## begin Record excerpts

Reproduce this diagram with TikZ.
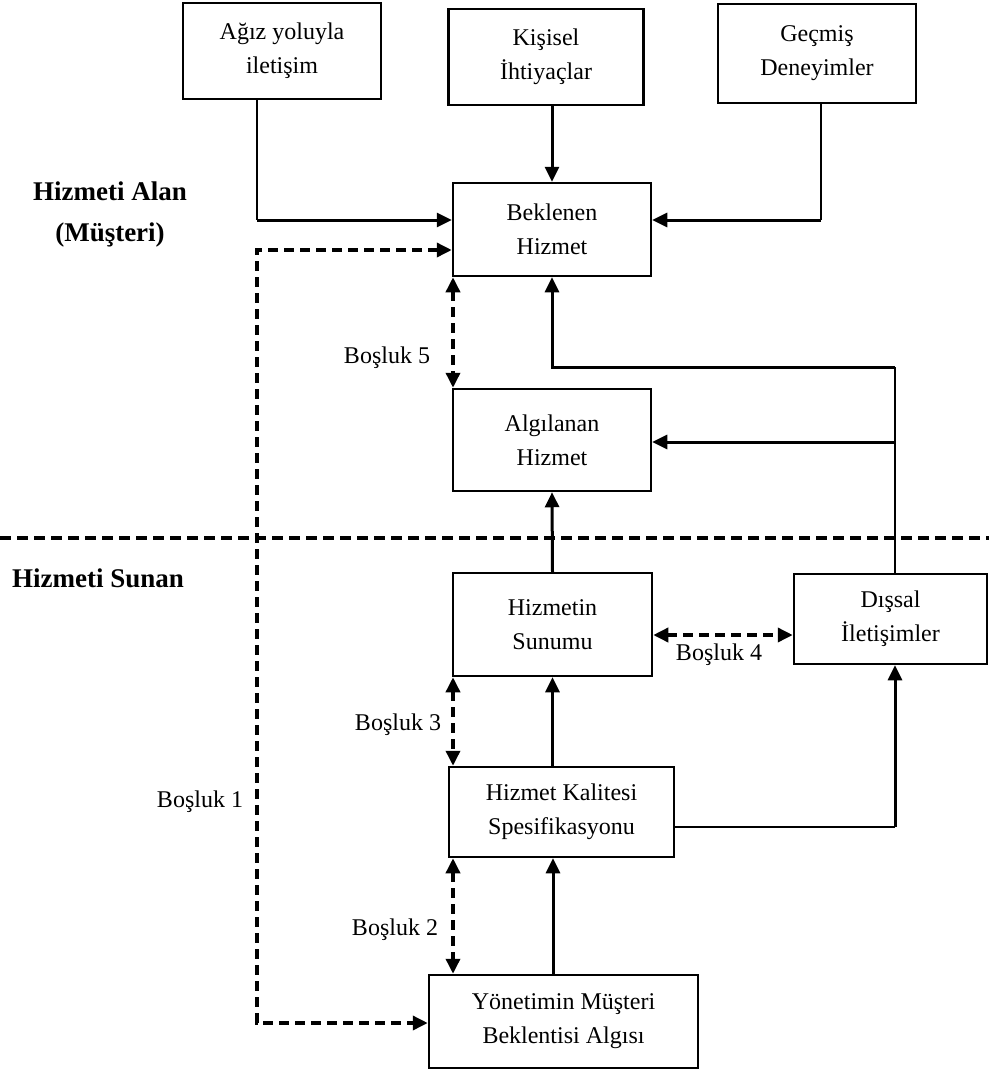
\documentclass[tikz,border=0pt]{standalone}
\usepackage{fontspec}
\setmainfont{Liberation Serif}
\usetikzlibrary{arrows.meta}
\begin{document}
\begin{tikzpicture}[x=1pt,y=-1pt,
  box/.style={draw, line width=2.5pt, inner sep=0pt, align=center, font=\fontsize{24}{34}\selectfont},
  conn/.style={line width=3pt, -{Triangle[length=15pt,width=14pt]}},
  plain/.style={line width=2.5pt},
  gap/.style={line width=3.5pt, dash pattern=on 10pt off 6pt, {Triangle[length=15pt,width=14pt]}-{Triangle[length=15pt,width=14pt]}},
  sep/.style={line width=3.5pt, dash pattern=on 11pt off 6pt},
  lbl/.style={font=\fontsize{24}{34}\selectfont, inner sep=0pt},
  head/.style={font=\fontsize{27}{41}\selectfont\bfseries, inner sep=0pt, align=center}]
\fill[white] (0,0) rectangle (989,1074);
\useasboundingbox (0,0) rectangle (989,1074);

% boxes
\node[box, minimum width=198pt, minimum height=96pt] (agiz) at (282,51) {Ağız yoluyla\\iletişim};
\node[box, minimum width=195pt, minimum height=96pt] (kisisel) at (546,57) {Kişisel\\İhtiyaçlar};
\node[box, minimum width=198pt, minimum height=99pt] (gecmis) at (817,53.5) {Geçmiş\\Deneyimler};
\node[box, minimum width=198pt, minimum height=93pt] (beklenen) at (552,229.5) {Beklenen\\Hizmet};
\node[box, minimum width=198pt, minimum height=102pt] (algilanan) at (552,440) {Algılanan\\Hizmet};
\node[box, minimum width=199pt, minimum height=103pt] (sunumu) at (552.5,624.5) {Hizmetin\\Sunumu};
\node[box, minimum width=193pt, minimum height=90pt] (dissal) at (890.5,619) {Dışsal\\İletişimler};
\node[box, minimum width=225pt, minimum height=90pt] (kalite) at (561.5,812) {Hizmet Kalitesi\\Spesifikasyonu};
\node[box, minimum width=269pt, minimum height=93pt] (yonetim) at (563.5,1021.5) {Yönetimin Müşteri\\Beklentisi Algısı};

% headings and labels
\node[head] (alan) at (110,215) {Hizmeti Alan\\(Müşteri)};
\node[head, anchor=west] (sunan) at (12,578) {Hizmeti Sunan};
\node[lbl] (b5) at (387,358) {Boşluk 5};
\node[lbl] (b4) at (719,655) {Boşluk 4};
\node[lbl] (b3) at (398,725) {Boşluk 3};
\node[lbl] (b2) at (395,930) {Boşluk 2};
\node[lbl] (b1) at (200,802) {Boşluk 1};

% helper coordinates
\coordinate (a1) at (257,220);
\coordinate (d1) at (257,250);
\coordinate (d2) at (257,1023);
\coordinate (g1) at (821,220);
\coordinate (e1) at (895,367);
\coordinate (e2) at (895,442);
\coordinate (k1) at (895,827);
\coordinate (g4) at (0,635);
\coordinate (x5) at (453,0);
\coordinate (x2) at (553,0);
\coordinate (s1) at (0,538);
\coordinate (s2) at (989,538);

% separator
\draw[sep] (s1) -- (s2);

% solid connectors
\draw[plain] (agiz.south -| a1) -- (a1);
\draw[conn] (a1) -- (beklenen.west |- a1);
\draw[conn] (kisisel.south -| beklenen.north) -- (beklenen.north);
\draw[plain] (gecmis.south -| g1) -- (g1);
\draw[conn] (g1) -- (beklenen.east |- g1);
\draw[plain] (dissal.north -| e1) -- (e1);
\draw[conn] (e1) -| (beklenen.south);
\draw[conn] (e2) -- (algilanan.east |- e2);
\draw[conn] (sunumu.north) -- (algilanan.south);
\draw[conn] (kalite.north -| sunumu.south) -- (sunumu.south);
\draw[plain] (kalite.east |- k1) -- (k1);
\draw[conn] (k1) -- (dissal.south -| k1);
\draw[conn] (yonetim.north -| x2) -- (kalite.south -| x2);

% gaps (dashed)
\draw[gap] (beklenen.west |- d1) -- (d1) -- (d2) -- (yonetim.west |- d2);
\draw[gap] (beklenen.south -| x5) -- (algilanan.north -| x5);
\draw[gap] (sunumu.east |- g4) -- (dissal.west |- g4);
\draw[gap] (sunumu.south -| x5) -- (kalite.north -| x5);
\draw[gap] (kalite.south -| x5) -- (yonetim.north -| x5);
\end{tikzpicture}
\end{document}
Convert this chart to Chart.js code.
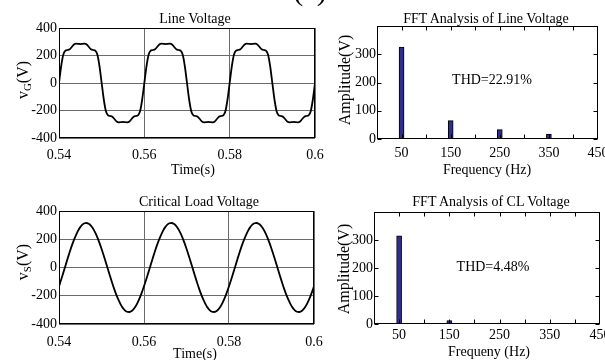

## end Record excerpts

■ What to work on
Identify and copy the lines holding the word "this".

■ Response to the exercise
Reproduce this diagram with TikZ.
Convert this chart to Chart.js code.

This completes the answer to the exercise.